また、性器痛が生じることが多い病気としては、生理中に痛みが生じることが多い子宮内膜症や月経困難症などが挙げられます。その他、加齢が原因の萎縮や筋肉の弛緩による子宮脱や子宮下垂、出産時に裂けた会陰の痛みなど、ライフステージに応じて考えられる疾患は様々です。
また、女性も感染症が原因で性器痛が生じる場合があり、性感染症の可能性もあります。基本的におりものの異常や増加、潰瘍、びらんなどが起こる恐れがあり、不妊などを引き起こす懸念もあります。

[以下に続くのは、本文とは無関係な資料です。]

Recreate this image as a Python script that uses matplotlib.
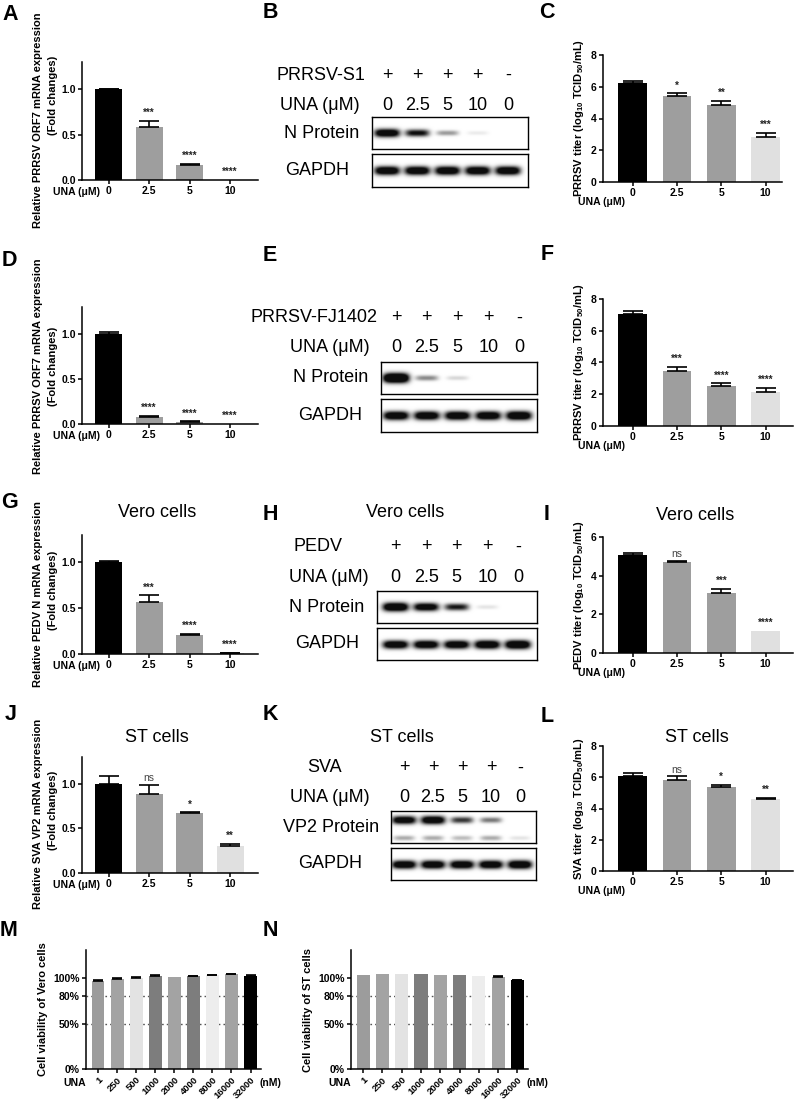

性感染症の症状は一過性の場合もありますが、自然に完治することはないため、なるべく早めに最適な治療を受けることが重要です。
痛みを引き起こす原因
日常生活における原因
- ナプキン、吸水シート、おりものシートによるかぶれ
- 下着による擦れやかぶれ
- アレルギー
など
疾患・傷
- 子宮内膜症
- 月経困難症
- 会陰切開の傷
- 腟萎縮
- 子宮脱
- 子宮下垂
など
性感染症
- 淋菌感染症
- クラミジア感染症
- 性器ヘルペス
- トリコモナス膣炎
- ウレアプラズマ、マイコプラズマ感染症
など
陰部の痛みの検査・治療
性感染症の可能性があれば、問診で症状を確認して視診を実施し、必要に応じて尿検査を実施する場合もあります。

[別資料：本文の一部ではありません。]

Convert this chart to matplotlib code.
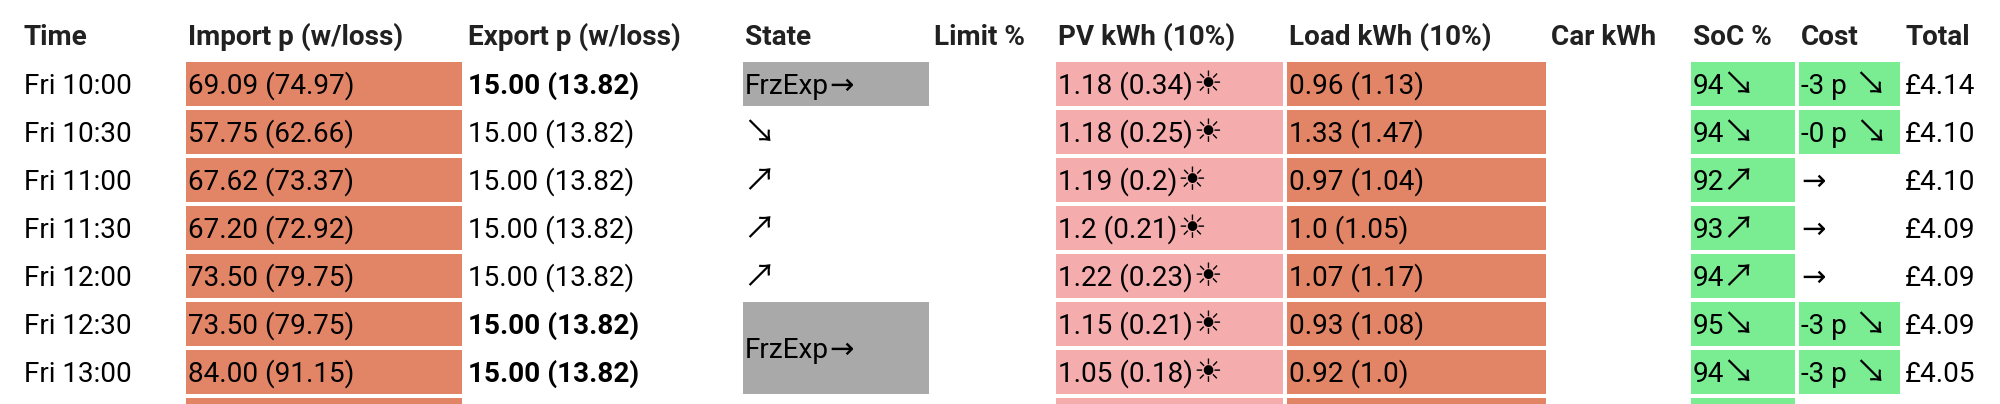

原因疾患に応じて治療薬や最適な治療法は違いがあるため、原因究明が大切です。細菌感染によって起こる場合は、最適な抗生物質を使った治療を実施し、真菌感染の場合は抗菌薬、原虫の場合は抗原虫薬を用いた治療を実施しなければならず、違う治療法では効果が期待できません。

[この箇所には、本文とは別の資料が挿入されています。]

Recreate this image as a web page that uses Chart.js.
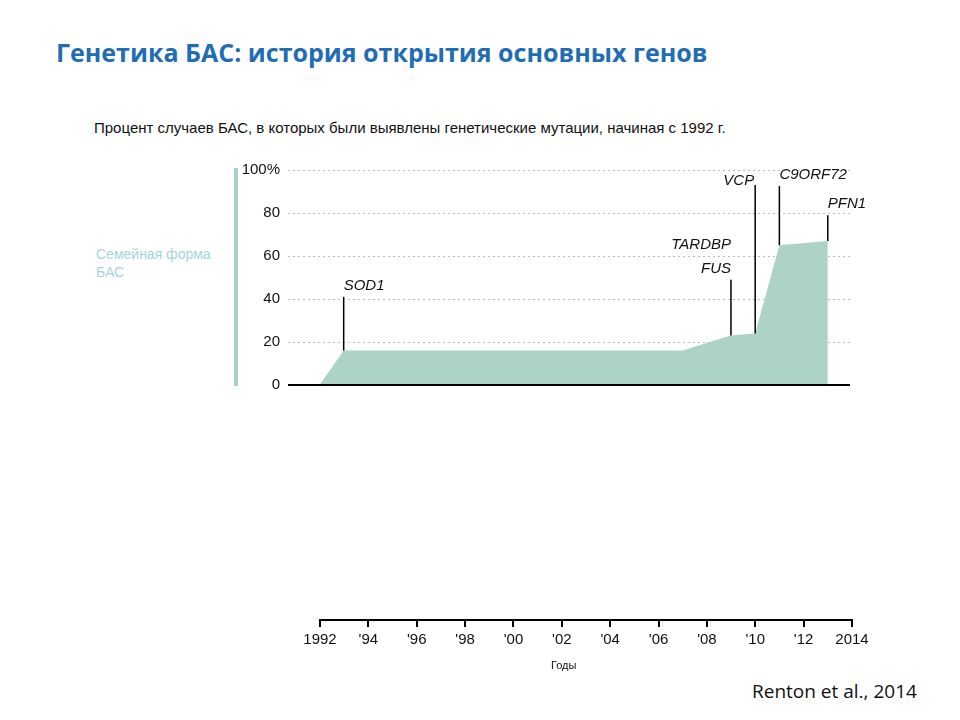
<!DOCTYPE html>
<html><head><meta charset="utf-8">
<script src="https://cdn.jsdelivr.net/npm/chart.js@4.4.1/dist/chart.umd.min.js"></script>
<style>
body{margin:0;width:960px;height:720px;background:#fff;position:relative;overflow:hidden;font-family:"Liberation Sans",Arial,sans-serif}
canvas{position:absolute;left:0;top:0}
.t{position:absolute;white-space:nowrap}
</style></head><body>
<div class="t" style="left:56px;top:35px;font:bold 25px 'Open Sans',sans-serif;color:#1f6db3">Генетика БАС: история открытия основных генов</div>
<div class="t" style="left:94px;top:119px;font-size:15px;color:#111">Процент случаев БАС, в которых были выявлены генетические мутации, начиная с 1992 г.</div>
<div class="t" style="left:96px;top:245px;font-size:14px;color:#a3d6d8;line-height:18px">Семейная форма<br>БАС</div>
<div style="position:absolute;left:234px;top:168px;width:4px;height:218px;background:#a9d0c4"></div>
<div class="t" style="left:752px;top:678px;font:19px 'Open Sans',sans-serif;color:#111">Renton et al., 2014</div>
<canvas id="top" width="960" height="720"></canvas>
<canvas id="bot" width="960" height="720"></canvas>
<script>
const years = [1992, 1993, 2007, 2009, 2010, 2011, 2013, 2013];
const percent = [0, 16, 16, 23, 24, 65, 67, 0];
const genes = ["SOD1", "FUS", "VCP", "C9ORF72", "PFN1"];
const geneYears = [1993, 2009, 2010, 2011, 2013];
const geneBase = [16, 23, 24, 65, 67];
const geneTop = [41, 49, 93, 92.5, 79];
const yearTicks = {1992:"1992",1994:"'94",1996:"'96",1998:"'98",2000:"'00",2002:"'02",2004:"'04",2006:"'06",2008:"'08",2010:"'10",2012:"'12",2014:"2014"};

const genePlugin = {
  id: "genes",
  afterDatasetsDraw(chart) {
    const {ctx, scales: {x, y}} = chart;
    ctx.save();
    // baseline
    ctx.strokeStyle = "#000"; ctx.lineWidth = 2;
    ctx.beginPath(); ctx.moveTo(x.left, y.getPixelForValue(0)); ctx.lineTo(x.right - 2, y.getPixelForValue(0)); ctx.stroke();
    ctx.lineWidth = 1.5;
    ctx.fillStyle = "#111";
    ctx.font = "italic 15px 'Liberation Sans', Arial, sans-serif";
    genes.forEach((g, i) => {
      const px = x.getPixelForValue(geneYears[i]);
      const yt = y.getPixelForValue(geneTop[i]);
      ctx.beginPath(); ctx.moveTo(px, y.getPixelForValue(geneBase[i])); ctx.lineTo(px, yt); ctx.stroke();
      ctx.textBaseline = "bottom";
      if (g === "FUS") {
        ctx.textAlign = "right";
        ctx.fillText("FUS", px, yt - 3);
        ctx.fillText("TARDBP", px, yt - 27);
      } else if (g === "VCP") {
        ctx.textAlign = "right";
        ctx.fillText(g, px - 1, yt + 3);
      } else {
        ctx.textAlign = "left";
        ctx.fillText(g, px, yt - 4);
      }
    });
    ctx.restore();
  }
};

new Chart(document.getElementById("top"), {
  type: "line",
  data: {datasets: [{data: years.map((v, i) => ({x: v, y: percent[i]})), fill: "origin",
    backgroundColor: "#acd3c4", borderWidth: 0, pointRadius: 0, tension: 0}]},
  options: {
    responsive: false, animation: false,
    layout: {padding: {left: 0, right: 108, top: 170, bottom: 335}},
    plugins: {legend: {display: false}, tooltip: {enabled: false}},
    scales: {
      x: {type: "linear", min: 1990.7, max: 2014, display: false},
      y: {min: 0, max: 100, afterFit(s) { s.width = 288; },
        border: {display: false, dash: [2, 3]},
        grid: {color: "#bbb", drawTicks: false},
        ticks: {stepSize: 20, padding: 8, color: "#111", font: {size: 15, family: "'Liberation Sans', Arial"},
          callback: v => v === 100 ? "100%" : v}}
    }
  },
  plugins: [genePlugin]
});

new Chart(document.getElementById("bot"), {
  type: "line",
  data: {datasets: [{data: []}]},
  options: {
    responsive: false, animation: false,
    layout: {padding: {left: 320, right: 108, top: 560, bottom: 0}},
    plugins: {legend: {display: false}, tooltip: {enabled: false}},
    scales: {
      y: {display: false},
      x: {type: "linear", min: 1992, max: 2014, afterFit(s) { s.height = 100; },
        border: {display: true, color: "#000", width: 2},
        grid: {display: true, drawOnChartArea: false, color: "#000", lineWidth: 2, tickLength: 7},
        ticks: {stepSize: 2, maxRotation: 0, autoSkip: false, padding: 4, color: "#111",
          font: {size: 15, family: "'Liberation Sans', Arial"}, callback: v => yearTicks[v]},
        title: {display: false}}
    }
  }
});
</script>
<div class="t" style="left:551px;top:659px;font-size:11px;color:#111">Годы</div>
</body></html>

性器痛は膀胱炎や尿道炎が原因にもなりますので、ご自身の判断で市販薬を使用すると、一時は症状が落ち着いても根本的な治療とはならず、むしろ病状が重くなる恐れがあります。違和感や性器痛など、お悩みの症状があればなるべく早めに受診してください。
また、性感染症はパートナーも検査を受けなければなりません。性感染症は症状が起こらないことも珍しくありません。なお、女性の月経困難症や子宮内膜症などの婦人科系疾患の恐れがあれば、婦人科に相談するようにしてください。